Weeks after the acquisition became a point of fascination and skepticism within the German media scene, I met Silke Friedrich in the office of the Berliner Verlag, the newspaper’s parent company, on the border of the city’s Mitte and Kreuzberg neighborhoods. Polite and direct, she ushered me to an empty conference room on the building’s third floor, which she explained was being used for special projects. The walls were full of brainstorming session notes. “We don’t really have a culture of private engagement as you have in the U.S.,” Silke told me, referring to the concept of individual tech wealth scoring a newspaper. “You just can’t step into this market easily. Now we did it quite easily, and people are quite shocked.”

Silke runs an international school in Berlin, while Holger, who formerly worked at McKinsey & Co., founded and sold a tech company to SAP and now operates a technology consultancy. It’s a kind of instant Monocle photo shoot: new money, modern taste, old credibility. Part of German Media Twitter’s fascination with the deal stemmed, perhaps undeservedly, from the previously unknown couple’s personal style. One German writer described the Friedrichs as looking like they design “fair-trade yoga fashion for babies.”
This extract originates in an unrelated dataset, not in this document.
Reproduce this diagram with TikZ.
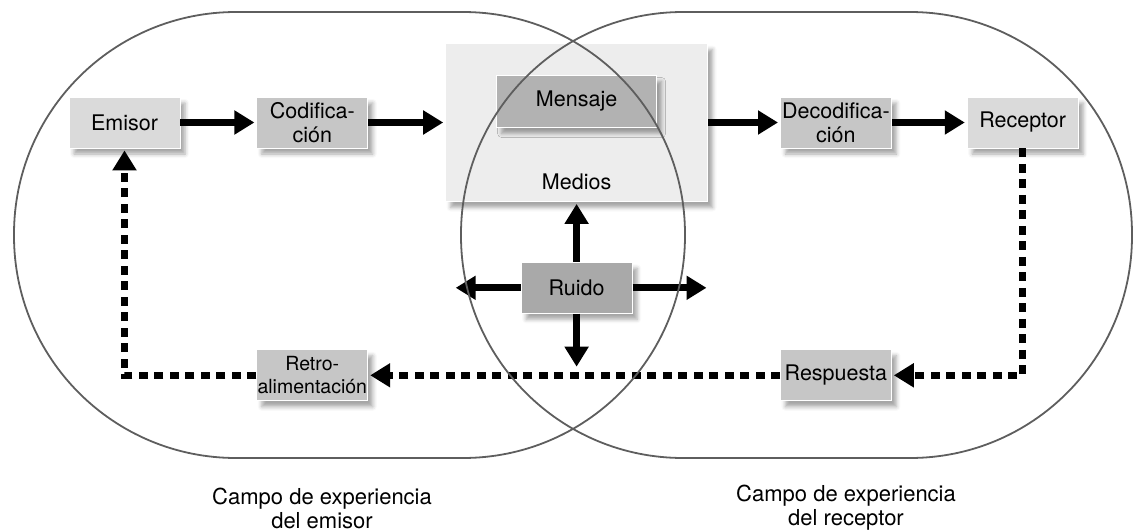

In interviews, the Friedrichs have displayed a degree of media savvy, emphasizing the gravity of stewarding a historic, if somewhat stale, news outlet. “We are East German, and this is an iconic brand,” Silke told me. “It’s also kind of a patriotic motivation to say, before this brand disappears, we see a need for — maybe not a different type of journalism — but areas of improvement.” Their plan is boilerplate for new media owners: deepen the paper’s digital presence while remaining committed to print. They frame their new enterprise as an independent, reporting-driven alternative in the German media landscape. “We want to increase the quality of journalism — investigation, fact-based. Less opinion-driven and less hysterical.”

But the vision is thus far short on details. In a relatively insular German media arena not unlike the U.S., the Friedrichs have been dinged as unqualified amateurs. “Engagement without experience,” said Tagesspiegel, another Berlin daily. “Better than ‘experience without engagement,’” Silke responded in a radio interview. Coverage of the acquisition seized on a part of the Friedrichs’ interview with German magazine Der Spiegel in which the couple acknowledged that they had not regularly read the paper for 15 years.

The national media here has deemed the Berliner Zeitung acquisition Germany’s Bezos moment, a designation the couple has rebuffed. “We don’t engage in this discussion,” Silke told me. “We want to do a good job, and we hope that our staff is seeing the good in this move, and also that we can stabilize and develop the newspapers so that our customers are happy and we can gain new customers.” Silke declined to disclose the acquisition price (she said the newly-acquired company has about 180 employees).

Do the first-time newspaper-owning Friedrichs have the ability to figure out how to run a news business in 2019? Does anybody? It will not be easy. Similar market pressures are at work in Germany as in the U.S.: German media giant Axel Springer, the largest publisher in Europe, just announced sweeping cuts at its two biggest newspapers, Bild and Welt, shortly after U.S. private equity giant KKR became the company’s largest shareholder.

While it’s impossible to know how the Berliner Zeitung will fare, some outside observers have been “cautiously positive,” crediting the pair with bringing fresh eyes and a promise of civic engagement. One report said the new owners “appeared modest” in front of the paper’s editorial staff, which was well received. “Our society is facing a lot of challenges, and [we thought the acquisition] could be a wonderful opportunity to support,” Silke told me.

Perhaps that’s the best the Berliner Zeitung, or anyone in the US media with a new, rich boss, can hope for right now. Either you pick an “establishment” place and pray for the best; work at a digital media roll-up conglomerate “worth” a few hundred million dollars betting that it’s the one Comcast or Disney or AT&T eventually gets tricked into buying; or pray that your new benevolent millionaire or billionaire owner is actually One Of The Good Ones. Viel Glück!